== Provided records ==

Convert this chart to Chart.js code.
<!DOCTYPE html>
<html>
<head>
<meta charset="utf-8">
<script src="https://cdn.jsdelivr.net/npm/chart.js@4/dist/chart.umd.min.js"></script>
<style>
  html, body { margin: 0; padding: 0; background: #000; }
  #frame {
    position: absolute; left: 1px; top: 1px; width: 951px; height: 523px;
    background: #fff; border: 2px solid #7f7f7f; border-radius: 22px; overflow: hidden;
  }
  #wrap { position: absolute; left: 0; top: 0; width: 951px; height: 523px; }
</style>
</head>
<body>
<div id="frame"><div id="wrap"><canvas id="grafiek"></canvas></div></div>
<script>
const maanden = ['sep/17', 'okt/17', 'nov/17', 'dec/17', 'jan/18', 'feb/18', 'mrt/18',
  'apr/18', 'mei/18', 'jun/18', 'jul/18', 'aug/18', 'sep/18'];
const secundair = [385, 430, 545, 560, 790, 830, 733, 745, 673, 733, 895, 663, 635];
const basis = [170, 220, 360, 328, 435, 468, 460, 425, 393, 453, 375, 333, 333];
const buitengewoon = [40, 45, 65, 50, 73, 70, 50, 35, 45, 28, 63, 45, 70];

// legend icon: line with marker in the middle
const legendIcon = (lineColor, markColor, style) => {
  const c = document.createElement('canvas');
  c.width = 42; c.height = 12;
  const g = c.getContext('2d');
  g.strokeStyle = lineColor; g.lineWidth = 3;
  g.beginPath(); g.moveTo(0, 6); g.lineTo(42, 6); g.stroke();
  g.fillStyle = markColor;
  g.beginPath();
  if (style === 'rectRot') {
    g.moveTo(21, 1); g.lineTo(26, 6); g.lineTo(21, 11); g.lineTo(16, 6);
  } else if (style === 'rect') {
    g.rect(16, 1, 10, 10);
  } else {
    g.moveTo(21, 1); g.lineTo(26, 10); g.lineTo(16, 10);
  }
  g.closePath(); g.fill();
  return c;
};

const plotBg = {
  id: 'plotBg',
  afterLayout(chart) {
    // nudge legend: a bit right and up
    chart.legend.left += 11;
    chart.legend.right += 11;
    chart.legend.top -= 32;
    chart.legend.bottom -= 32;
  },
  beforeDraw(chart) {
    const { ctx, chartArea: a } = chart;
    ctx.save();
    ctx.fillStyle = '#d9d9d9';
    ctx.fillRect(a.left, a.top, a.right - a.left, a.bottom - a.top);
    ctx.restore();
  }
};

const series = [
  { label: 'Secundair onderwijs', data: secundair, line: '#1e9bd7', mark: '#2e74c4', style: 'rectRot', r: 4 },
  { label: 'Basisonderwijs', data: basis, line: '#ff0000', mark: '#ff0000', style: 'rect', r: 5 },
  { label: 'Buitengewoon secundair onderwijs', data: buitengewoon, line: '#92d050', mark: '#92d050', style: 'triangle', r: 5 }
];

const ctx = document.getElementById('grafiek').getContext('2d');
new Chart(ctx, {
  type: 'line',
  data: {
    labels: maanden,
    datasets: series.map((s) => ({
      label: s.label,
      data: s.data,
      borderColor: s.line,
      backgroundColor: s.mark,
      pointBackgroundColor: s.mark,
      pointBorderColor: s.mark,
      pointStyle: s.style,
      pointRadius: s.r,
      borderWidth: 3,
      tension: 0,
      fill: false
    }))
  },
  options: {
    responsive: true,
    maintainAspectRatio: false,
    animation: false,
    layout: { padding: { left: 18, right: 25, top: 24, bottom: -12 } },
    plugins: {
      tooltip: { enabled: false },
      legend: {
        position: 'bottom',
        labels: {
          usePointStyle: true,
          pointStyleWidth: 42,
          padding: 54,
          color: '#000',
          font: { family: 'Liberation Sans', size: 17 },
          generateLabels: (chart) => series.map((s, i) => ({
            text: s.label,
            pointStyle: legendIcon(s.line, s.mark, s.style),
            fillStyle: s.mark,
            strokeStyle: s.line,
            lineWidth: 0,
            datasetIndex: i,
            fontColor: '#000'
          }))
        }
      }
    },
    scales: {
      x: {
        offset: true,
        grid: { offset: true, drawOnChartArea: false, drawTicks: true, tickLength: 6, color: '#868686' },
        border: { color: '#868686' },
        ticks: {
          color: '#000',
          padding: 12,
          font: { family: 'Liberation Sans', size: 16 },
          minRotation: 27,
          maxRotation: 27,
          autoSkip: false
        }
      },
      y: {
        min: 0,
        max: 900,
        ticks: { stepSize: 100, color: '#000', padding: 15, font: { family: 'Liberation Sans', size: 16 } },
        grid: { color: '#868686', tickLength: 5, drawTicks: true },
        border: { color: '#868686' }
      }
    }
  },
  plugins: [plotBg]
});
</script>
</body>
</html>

===
== Provided records ==

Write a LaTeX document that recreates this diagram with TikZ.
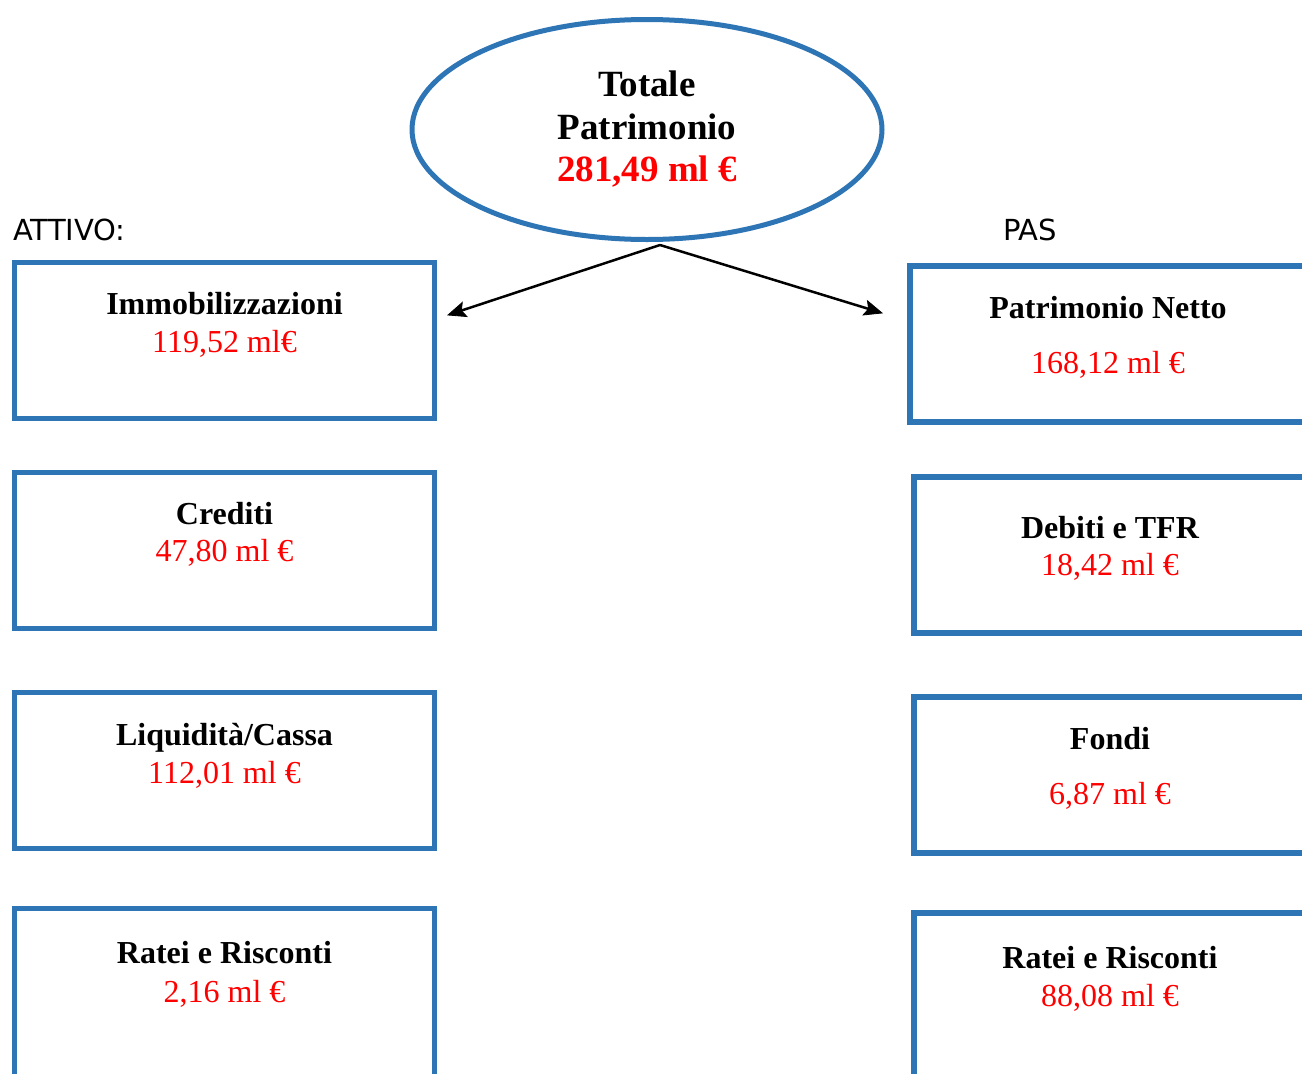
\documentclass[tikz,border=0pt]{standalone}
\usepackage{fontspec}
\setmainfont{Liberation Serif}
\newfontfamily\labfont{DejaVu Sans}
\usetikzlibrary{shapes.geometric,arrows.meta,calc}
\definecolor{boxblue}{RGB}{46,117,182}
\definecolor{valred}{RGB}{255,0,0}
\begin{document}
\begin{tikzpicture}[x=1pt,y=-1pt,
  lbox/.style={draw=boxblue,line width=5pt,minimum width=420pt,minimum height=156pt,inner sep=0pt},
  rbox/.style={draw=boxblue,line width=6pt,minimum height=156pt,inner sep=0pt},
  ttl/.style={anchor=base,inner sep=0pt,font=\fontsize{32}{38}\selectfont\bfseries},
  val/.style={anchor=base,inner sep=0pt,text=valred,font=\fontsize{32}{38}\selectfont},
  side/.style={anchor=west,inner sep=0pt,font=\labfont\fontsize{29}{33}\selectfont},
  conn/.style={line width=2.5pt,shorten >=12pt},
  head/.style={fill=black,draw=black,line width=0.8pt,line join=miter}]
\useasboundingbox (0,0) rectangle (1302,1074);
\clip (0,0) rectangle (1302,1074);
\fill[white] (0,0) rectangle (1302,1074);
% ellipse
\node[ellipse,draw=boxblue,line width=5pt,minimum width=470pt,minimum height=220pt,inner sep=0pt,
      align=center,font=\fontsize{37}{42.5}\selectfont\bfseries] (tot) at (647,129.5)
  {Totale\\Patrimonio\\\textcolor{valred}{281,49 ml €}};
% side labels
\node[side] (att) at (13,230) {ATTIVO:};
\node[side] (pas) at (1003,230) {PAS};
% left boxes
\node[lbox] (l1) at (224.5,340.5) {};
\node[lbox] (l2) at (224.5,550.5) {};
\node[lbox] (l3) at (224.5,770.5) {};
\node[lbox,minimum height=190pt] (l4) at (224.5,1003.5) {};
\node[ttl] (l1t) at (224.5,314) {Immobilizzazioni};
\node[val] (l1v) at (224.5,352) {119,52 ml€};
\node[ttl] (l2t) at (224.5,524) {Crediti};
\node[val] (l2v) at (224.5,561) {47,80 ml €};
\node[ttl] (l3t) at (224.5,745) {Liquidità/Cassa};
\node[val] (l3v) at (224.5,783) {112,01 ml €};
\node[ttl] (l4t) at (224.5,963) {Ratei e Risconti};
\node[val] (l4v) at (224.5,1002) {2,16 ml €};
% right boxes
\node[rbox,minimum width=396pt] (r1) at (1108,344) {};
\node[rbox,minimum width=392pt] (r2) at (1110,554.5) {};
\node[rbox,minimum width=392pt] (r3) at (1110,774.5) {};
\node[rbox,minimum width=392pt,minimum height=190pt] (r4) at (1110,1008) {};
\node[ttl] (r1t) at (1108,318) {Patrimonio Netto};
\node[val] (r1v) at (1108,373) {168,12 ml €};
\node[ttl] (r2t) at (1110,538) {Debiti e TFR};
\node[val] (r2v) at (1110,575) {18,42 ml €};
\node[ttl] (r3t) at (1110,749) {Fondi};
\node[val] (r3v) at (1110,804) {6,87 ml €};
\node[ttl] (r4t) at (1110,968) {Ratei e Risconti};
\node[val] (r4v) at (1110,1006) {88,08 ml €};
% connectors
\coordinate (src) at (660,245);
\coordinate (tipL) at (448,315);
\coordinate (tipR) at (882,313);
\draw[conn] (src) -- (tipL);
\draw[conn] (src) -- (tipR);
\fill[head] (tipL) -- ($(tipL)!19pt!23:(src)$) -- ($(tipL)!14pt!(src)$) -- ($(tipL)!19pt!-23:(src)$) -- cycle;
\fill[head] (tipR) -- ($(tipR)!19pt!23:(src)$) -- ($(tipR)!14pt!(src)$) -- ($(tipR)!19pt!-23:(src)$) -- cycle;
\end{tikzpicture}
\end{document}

===

Gather every line containing the word "this" and copy it.

Convert this chart to Chart.js code.
Write a LaTeX document that recreates this diagram with TikZ.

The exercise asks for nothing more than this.